For his national team, the speaking has more often been done on the field, most notably when he scored the winner in a victory over Iceland to take his country to Euro 2024. Ukraine exited that tournament at the group stage and Mudryk did not score, although his nation went out only on goal difference with all four teams in Group E tied on four points after three games.
For club and country, he is yet to fulfil his potential. He has scored only five goals and recorded four assists in 53 Premier League appearances for Chelsea. This week’s sample revelation cast doubt on his ability to play at all, meldonium being a drug that previously saw the tennis star Maria Sharapova barred from competing.
GO DEEPER
Explaining Mudryk’s drugs ban: What is meldonium – and possible punishments
The adverse test was reported during a routine urine test, according to a Chelsea statement. The club added that Mudryk “has confirmed categorically that he has never knowingly used any banned substances”.
Writing on Instagram, Mudryk said the result “has come as a complete shock as I have never knowingly used any banned substances or broken any rules”.
He added: “I am working closely with my team to investigate how this could have happened.
“I know that I have not done anything wrong and remain hopeful that I will be back on the pitch soon. I cannot say any more now due to the confidentiality of the process, but I will as soon as I can.”

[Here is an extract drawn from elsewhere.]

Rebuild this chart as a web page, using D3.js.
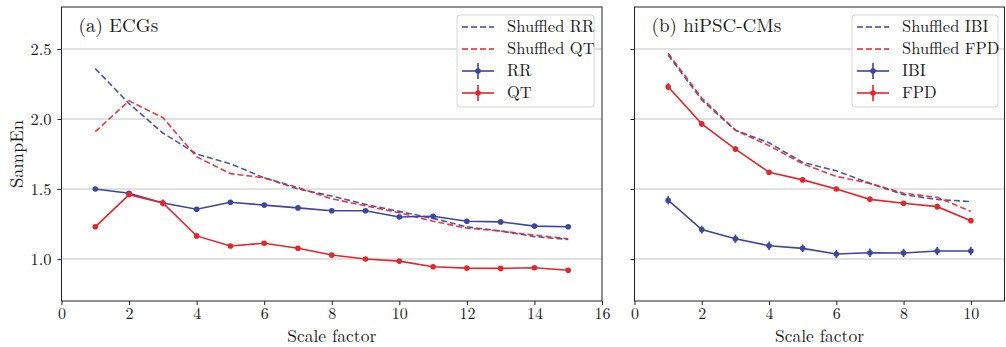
<!DOCTYPE html>
<html>
<head>
<meta charset="utf-8">
<script src="https://cdn.jsdelivr.net/npm/d3@7"></script>
<style>
  body { margin: 0; background: #fff; }
  svg text { font-family: "Latin Modern Roman", "Liberation Serif", serif; fill: #1a1a1a; }
</style>
</head>
<body>
<div id="chart"></div>
<script>
// (a) ECGs
const ecgScales = [1, 2, 3, 4, 5, 6, 7, 8, 9, 10, 11, 12, 13, 14, 15]
const shuffledRR = [2.36, 2.11, 1.90, 1.75, 1.68, 1.58, 1.50, 1.45, 1.39, 1.34, 1.29, 1.23, 1.20, 1.16, 1.14]
const shuffledQT = [1.91, 2.13, 2.01, 1.73, 1.61, 1.58, 1.51, 1.43, 1.38, 1.33, 1.27, 1.22, 1.20, 1.17, 1.145]
const rr = [1.50, 1.47, 1.40, 1.355, 1.405, 1.385, 1.365, 1.345, 1.345, 1.30, 1.305, 1.27, 1.265, 1.235, 1.23]
const rrErr = [0.015, 0.012, 0.015, 0.012, 0.012, 0.012, 0.01, 0.01, 0.012, 0.015, 0.015, 0.01, 0.01, 0.01, 0.01]
const qt = [1.23, 1.46, 1.40, 1.165, 1.093, 1.113, 1.077, 1.028, 1.0, 0.985, 0.945, 0.935, 0.933, 0.938, 0.92]
const qtErr = [0.012, 0.015, 0.025, 0.015, 0.01, 0.01, 0.01, 0.01, 0.008, 0.008, 0.008, 0.008, 0.008, 0.008, 0.008]

// (b) hiPSC-CMs
const cmScales = [1, 2, 3, 4, 5, 6, 7, 8, 9, 10]
const shuffledIBI = [2.457, 2.136, 1.92, 1.83, 1.69, 1.63, 1.54, 1.46, 1.425, 1.41]
const shuffledFPD = [2.47, 2.15, 1.92, 1.81, 1.68, 1.59, 1.54, 1.47, 1.44, 1.34]
const ibi = [1.42, 1.21, 1.145, 1.095, 1.076, 1.036, 1.045, 1.043, 1.057, 1.057]
const ibiErr = [0.03, 0.028, 0.03, 0.03, 0.028, 0.03, 0.03, 0.03, 0.03, 0.03]
const fpd = [2.23, 1.965, 1.785, 1.62, 1.565, 1.50, 1.426, 1.398, 1.374, 1.274]
const fpdErr = [0.025, 0.02, 0.02, 0.015, 0.015, 0.015, 0.02, 0.015, 0.02, 0.015]

const yTicks = [1.0, 1.5, 2.0, 2.5]

const blue = '#3c45a3'
const red = '#e3262b'
const font = '"Latin Modern Roman", "Liberation Serif", serif'

const width = 1006
const height = 347
const plotTop = 7
const plotBottom = 301

const svg = d3.select('#chart')
  .append('svg')
  .attr('width', width)
  .attr('height', height)

const y = d3.scaleLinear().domain([0.7, 2.8]).range([plotBottom, plotTop])

const drawPanel = ({ left, right, xMax, xTicks, title, showYLabels, series, legendX, legendW }) => {
  const x = d3.scaleLinear().domain([0, xMax]).range([left, right])
  const g = svg.append('g')

  // grid
  g.append('g')
    .selectAll('line')
    .data(yTicks)
    .enter()
    .append('line')
    .attr('x1', left)
    .attr('x2', right)
    .attr('y1', d => y(d))
    .attr('y2', d => y(d))
    .attr('stroke', '#c4c4c4')
    .attr('stroke-width', 1.2)

  // axes
  const xAxis = g.append('g')
    .attr('transform', `translate(0,${plotBottom})`)
    .call(d3.axisBottom(x).tickValues(xTicks).tickSize(4).tickPadding(3).tickFormat(d3.format('d')))
  const yAxis = g.append('g')
    .attr('transform', `translate(${left},0)`)
    .call(d3.axisLeft(y).tickValues(yTicks).tickSize(4).tickPadding(6)
      .tickFormat(showYLabels ? d3.format('.1f') : ''))
  ;[xAxis, yAxis].forEach(a => {
    a.attr('font-family', font)
    a.select('.domain').remove()
    a.selectAll('.tick line').attr('stroke', '#222').attr('stroke-width', 1)
    a.selectAll('.tick text').attr('font-size', 16.5).attr('fill', '#1a1a1a')
  })
  xAxis.selectAll('.tick text').attr('font-size', 16)

  // frame
  g.append('rect')
    .attr('x', left)
    .attr('y', plotTop)
    .attr('width', right - left)
    .attr('height', plotBottom - plotTop)
    .attr('fill', 'none')
    .attr('stroke', '#222')
    .attr('stroke-width', 1)

  const line = xs => d3.line().x((d, i) => x(xs[i])).y(d => y(d))

  series.forEach(s => {
    g.append('path')
      .datum(s.values)
      .attr('d', line(s.xs))
      .attr('fill', 'none')
      .attr('stroke', s.color)
      .attr('stroke-width', 1.6)
      .attr('stroke-dasharray', s.dashed ? '6,3' : null)
      .attr('opacity', s.dashed ? 0.9 : 1)

    if (s.err) {
      const pts = g.append('g')
        .selectAll('g')
        .data(s.values.map((v, i) => ({ x: s.xs[i], v, e: s.err[i] })))
        .enter()
        .append('g')
      pts.append('line')
        .attr('x1', d => x(d.x))
        .attr('x2', d => x(d.x))
        .attr('y1', d => y(d.v - d.e))
        .attr('y2', d => y(d.v + d.e))
        .attr('stroke', s.color)
        .attr('stroke-width', 1.6)
      pts.append('circle')
        .attr('cx', d => x(d.x))
        .attr('cy', d => y(d.v))
        .attr('r', 2.8)
        .attr('fill', s.color)
    }
  })

  // title
  g.append('text')
    .attr('x', left + 17)
    .attr('y', 32)
    .attr('font-size', 19)
    .text(title)

  // legend
  const lg = g.append('g').attr('transform', `translate(${legendX},15)`)
  lg.append('rect')
    .attr('width', legendW)
    .attr('height', 92)
    .attr('rx', 3)
    .attr('fill', 'rgba(255,255,255,0.8)')
    .attr('stroke', '#d6d6d6')
  series.forEach((s, i) => {
    const ly = 12 + i * 22
    lg.append('line')
      .attr('x1', 5)
      .attr('x2', 37)
      .attr('y1', ly)
      .attr('y2', ly)
      .attr('stroke', s.color)
      .attr('stroke-width', 1.6)
      .attr('stroke-dasharray', s.dashed ? '6,3' : null)
    if (!s.dashed) {
      lg.append('line')
        .attr('x1', 21).attr('x2', 21)
        .attr('y1', ly - 8).attr('y2', ly + 8)
        .attr('stroke', s.color)
        .attr('stroke-width', 1.6)
      lg.append('circle')
        .attr('cx', 21).attr('cy', ly).attr('r', 2.8).attr('fill', s.color)
    }
    lg.append('text')
      .attr('x', 50)
      .attr('y', ly + 5)
      .attr('font-size', 16.5)
      .text(s.label)
  })

  // x label
  g.append('text')
    .attr('x', (left + right) / 2)
    .attr('y', 341.5)
    .attr('text-anchor', 'middle')
    .attr('font-size', 17.5)
    .text('Scale factor')
}

drawPanel({
  left: 61.5,
  right: 602,
  xMax: 16,
  xTicks: [0, 2, 4, 6, 8, 10, 12, 14, 16],
  title: '(a) ECGs',
  showYLabels: true,
  legendX: 457,
  legendW: 137,
  series: [
    { label: 'Shuffled RR', xs: ecgScales, values: shuffledRR, color: blue, dashed: true },
    { label: 'Shuffled QT', xs: ecgScales, values: shuffledQT, color: red, dashed: true },
    { label: 'RR', xs: ecgScales, values: rr, err: rrErr, color: blue },
    { label: 'QT', xs: ecgScales, values: qt, err: qtErr, color: red }
  ]
})

drawPanel({
  left: 634.5,
  right: 1004.5,
  xMax: 11,
  xTicks: [0, 2, 4, 6, 8, 10],
  title: '(b) hiPSC-CMs',
  showYLabels: false,
  legendX: 852,
  legendW: 146,
  series: [
    { label: 'Shuffled IBI', xs: cmScales, values: shuffledIBI, color: blue, dashed: true },
    { label: 'Shuffled FPD', xs: cmScales, values: shuffledFPD, color: red, dashed: true },
    { label: 'IBI', xs: cmScales, values: ibi, err: ibiErr, color: blue },
    { label: 'FPD', xs: cmScales, values: fpd, err: fpdErr, color: red }
  ]
})

svg.append('text')
  .attr('transform', `translate(23,${(plotTop + plotBottom) / 2}) rotate(-90)`)
  .attr('text-anchor', 'middle')
  .attr('font-size', 18.5)
  .text('SampEn')
</script>
</body>
</html>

The English Football Association’s (FA) anti-doping regulations state that any breaches will be dealt with as strict liability violations. For example, a player will be found guilty of a violation if a prohibited substance is found in that player’s body. It is not necessary to demonstrate intent. A player’s alleged lack of intent or knowledge is not a valid defence to a charge.
A violation of the FA’s anti-doping regulations carries a maximum penalty of a four-year suspension, although mitigating factors can reduce that from anywhere from two years to just a month. The B sample will be key.
As Mudryk’s career hangs in the balance, the Ukrainian football establishment appears to be rallying behind him. Multiple sources in Ukraine, who remain anonymous because they did not have permission to speak, have indicated to The Athletic that the player suspects he may have been sabotaged while he was away with his country’s national team this season — a claim we have seen no evidence to support — but which is being taken seriously in his own country.
On Instagram, the Shakhtar midfielder Sudakov posted a message of support, urging his friend to “stay strong”.
The Shakhtar CEO Palkin, meanwhile, wrote that Mudryk is a “high-profile professional athlete”, adding that he has complete trust that the player “did not use any banned substance”.
Palkin said: “I am confident that he will prove his innocence.” Time will tell whether their faith is warranted.